[Data items]
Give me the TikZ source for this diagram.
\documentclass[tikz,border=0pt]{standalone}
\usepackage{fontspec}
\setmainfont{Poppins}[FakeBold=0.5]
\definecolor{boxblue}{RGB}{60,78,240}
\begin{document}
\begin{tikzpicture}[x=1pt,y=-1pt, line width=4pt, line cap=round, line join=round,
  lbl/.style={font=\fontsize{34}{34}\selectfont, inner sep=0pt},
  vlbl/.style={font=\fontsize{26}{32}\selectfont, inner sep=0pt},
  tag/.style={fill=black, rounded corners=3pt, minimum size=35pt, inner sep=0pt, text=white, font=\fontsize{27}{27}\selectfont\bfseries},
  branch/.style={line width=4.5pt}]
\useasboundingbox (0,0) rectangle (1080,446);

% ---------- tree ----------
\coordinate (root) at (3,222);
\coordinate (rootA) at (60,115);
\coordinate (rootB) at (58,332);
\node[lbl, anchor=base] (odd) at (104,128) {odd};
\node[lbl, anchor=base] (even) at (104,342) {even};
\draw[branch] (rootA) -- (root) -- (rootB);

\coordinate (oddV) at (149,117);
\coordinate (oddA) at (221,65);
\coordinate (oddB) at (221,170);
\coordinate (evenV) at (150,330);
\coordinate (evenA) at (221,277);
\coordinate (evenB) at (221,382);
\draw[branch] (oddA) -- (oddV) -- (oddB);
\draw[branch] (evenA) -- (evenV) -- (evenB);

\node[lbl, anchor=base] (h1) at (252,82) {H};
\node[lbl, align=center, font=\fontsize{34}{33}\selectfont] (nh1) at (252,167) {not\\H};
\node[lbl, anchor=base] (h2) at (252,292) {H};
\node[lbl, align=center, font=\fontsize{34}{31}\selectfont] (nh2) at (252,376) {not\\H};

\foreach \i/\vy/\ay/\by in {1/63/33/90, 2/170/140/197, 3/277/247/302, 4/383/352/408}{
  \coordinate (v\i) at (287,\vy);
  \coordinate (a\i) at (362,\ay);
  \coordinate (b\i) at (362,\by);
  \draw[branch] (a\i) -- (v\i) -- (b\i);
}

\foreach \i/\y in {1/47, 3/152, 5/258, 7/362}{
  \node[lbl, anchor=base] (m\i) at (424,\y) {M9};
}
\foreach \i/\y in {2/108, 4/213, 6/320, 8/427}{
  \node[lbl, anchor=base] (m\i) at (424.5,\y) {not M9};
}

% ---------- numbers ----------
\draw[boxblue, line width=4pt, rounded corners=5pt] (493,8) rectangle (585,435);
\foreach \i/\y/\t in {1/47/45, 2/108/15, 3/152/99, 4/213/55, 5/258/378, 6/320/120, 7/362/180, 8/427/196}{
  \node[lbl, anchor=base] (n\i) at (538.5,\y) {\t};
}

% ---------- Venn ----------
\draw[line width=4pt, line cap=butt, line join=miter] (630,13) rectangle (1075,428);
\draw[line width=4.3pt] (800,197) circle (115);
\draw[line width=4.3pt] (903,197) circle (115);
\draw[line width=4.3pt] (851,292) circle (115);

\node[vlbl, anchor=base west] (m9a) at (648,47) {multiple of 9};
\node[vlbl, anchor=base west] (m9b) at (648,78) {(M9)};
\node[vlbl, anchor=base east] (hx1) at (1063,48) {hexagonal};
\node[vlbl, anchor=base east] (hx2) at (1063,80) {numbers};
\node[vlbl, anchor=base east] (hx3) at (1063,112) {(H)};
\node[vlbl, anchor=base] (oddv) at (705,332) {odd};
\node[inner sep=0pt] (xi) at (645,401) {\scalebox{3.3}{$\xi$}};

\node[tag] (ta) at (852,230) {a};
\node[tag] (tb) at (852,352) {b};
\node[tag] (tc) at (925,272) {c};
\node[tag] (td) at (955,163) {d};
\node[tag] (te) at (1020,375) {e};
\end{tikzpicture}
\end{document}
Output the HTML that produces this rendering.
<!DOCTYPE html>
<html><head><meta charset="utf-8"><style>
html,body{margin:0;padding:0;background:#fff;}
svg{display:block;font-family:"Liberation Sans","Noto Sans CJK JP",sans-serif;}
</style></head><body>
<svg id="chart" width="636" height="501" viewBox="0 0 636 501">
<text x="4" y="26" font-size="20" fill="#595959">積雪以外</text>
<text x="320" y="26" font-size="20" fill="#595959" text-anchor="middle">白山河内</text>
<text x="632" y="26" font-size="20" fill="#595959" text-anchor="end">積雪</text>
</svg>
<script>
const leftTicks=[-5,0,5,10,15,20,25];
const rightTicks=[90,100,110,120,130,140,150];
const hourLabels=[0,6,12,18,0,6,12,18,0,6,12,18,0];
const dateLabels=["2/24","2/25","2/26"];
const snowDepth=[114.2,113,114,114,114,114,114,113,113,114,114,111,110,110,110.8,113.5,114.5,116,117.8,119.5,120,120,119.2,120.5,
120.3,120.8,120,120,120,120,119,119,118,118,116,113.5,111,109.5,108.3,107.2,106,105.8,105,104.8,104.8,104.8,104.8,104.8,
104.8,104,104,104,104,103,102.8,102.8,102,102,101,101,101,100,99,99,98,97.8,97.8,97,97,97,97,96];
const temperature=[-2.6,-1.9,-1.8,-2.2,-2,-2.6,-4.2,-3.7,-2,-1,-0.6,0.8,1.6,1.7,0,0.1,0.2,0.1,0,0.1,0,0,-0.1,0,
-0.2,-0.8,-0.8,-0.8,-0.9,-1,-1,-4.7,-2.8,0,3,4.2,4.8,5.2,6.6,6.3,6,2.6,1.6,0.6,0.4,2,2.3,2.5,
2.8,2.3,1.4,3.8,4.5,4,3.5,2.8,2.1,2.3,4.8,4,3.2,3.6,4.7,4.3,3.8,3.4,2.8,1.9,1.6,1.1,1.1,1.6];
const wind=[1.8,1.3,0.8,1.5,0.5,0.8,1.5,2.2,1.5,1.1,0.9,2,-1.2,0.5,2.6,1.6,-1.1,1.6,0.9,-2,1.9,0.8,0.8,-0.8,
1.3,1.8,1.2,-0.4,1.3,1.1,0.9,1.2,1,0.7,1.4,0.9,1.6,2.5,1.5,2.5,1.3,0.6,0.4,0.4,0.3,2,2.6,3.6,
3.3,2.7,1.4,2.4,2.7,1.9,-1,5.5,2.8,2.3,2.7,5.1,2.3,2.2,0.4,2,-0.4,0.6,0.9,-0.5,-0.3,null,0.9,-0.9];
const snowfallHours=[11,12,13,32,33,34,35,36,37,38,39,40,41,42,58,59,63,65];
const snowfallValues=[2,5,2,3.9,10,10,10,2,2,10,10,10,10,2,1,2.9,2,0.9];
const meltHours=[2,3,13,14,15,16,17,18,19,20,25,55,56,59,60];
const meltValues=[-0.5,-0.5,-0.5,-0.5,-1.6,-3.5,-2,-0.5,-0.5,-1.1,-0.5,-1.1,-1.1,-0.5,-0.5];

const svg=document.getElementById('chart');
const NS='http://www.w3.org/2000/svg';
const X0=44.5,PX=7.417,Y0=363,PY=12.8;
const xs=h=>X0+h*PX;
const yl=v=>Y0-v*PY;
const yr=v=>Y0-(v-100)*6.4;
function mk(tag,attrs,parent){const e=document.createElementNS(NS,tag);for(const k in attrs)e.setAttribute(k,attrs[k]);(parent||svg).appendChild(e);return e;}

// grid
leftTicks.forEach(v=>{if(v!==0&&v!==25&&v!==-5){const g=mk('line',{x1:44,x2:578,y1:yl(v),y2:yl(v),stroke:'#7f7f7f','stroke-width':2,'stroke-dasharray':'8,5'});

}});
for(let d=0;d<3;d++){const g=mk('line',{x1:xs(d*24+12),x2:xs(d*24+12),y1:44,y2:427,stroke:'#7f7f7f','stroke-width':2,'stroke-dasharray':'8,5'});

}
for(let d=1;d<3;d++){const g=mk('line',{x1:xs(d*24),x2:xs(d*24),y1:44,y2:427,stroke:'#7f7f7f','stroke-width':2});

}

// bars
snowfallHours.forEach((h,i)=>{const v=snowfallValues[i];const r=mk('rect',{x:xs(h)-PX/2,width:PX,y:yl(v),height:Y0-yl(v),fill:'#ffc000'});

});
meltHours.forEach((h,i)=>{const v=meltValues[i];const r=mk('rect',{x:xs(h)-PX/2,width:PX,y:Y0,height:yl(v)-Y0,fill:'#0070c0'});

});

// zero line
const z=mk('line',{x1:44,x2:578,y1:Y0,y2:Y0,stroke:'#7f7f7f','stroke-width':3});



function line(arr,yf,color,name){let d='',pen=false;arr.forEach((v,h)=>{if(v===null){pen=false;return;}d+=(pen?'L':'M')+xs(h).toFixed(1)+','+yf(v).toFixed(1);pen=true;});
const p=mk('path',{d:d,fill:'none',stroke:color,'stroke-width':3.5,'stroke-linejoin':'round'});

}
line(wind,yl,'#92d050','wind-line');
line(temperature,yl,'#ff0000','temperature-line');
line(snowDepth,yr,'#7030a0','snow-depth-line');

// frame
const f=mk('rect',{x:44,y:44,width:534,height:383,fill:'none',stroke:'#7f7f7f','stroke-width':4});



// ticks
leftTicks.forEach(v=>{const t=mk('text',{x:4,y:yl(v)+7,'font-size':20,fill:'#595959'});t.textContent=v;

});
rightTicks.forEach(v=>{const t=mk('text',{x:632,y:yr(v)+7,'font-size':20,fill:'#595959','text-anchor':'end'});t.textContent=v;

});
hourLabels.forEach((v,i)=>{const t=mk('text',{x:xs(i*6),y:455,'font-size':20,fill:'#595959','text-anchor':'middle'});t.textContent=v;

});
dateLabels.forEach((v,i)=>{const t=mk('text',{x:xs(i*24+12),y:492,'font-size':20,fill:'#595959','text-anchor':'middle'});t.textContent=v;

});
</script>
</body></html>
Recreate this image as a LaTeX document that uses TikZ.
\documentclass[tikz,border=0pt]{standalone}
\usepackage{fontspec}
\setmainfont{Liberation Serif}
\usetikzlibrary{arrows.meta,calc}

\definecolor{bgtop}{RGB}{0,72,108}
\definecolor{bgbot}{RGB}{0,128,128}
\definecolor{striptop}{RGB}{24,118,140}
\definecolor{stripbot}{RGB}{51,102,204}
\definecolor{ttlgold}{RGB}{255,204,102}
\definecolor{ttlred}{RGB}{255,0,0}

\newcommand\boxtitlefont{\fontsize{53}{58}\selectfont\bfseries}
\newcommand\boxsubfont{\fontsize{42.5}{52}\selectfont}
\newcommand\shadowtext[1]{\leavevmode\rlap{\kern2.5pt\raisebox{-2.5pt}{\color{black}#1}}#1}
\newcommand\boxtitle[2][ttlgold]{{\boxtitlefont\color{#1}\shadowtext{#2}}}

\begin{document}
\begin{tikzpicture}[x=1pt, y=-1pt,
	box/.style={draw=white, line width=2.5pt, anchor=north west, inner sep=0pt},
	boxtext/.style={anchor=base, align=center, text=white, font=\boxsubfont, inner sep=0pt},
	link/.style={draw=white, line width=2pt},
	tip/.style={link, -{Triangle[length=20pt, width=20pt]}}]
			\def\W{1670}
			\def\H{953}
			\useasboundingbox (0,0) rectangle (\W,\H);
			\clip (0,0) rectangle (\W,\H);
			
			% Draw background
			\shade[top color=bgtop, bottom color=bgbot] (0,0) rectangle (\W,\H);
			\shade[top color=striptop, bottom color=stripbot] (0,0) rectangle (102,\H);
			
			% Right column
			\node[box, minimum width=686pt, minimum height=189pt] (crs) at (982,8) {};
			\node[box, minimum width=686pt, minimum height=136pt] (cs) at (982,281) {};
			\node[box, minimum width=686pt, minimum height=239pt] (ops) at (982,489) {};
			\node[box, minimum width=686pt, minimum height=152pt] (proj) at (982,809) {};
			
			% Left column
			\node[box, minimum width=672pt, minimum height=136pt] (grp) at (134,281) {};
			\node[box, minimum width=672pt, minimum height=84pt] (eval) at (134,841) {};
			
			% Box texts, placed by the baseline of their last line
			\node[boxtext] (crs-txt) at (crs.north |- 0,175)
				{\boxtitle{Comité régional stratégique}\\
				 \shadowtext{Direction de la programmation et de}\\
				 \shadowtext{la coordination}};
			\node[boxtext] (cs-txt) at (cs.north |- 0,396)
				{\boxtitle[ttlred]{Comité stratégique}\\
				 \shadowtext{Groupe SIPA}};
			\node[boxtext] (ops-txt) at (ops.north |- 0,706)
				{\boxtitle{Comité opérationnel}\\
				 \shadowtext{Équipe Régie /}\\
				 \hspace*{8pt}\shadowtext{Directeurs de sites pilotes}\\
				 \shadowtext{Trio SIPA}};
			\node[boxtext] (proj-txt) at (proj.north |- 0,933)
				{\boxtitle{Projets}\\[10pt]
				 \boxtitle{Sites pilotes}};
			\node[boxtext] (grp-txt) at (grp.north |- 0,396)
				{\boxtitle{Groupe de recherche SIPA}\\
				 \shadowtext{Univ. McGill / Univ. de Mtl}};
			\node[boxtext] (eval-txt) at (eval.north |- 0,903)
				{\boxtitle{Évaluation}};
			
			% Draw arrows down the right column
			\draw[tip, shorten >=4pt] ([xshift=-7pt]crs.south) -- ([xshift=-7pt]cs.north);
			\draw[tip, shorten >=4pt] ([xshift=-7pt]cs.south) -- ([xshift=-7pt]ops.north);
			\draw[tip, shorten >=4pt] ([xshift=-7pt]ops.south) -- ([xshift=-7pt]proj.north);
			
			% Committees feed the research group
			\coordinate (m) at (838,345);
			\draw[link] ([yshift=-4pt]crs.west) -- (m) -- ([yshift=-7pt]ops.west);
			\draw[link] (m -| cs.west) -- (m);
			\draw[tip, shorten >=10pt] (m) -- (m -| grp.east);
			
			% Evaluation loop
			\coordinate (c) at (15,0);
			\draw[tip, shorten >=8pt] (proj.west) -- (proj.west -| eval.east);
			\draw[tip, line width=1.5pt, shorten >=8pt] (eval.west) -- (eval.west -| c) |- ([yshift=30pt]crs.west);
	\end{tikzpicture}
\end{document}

[What the exercise asks]
Copy every line of the material in which the word "that" occurs.

[The reply]
Output the HTML that produces this rendering.
Recreate this image as a LaTeX document that uses TikZ.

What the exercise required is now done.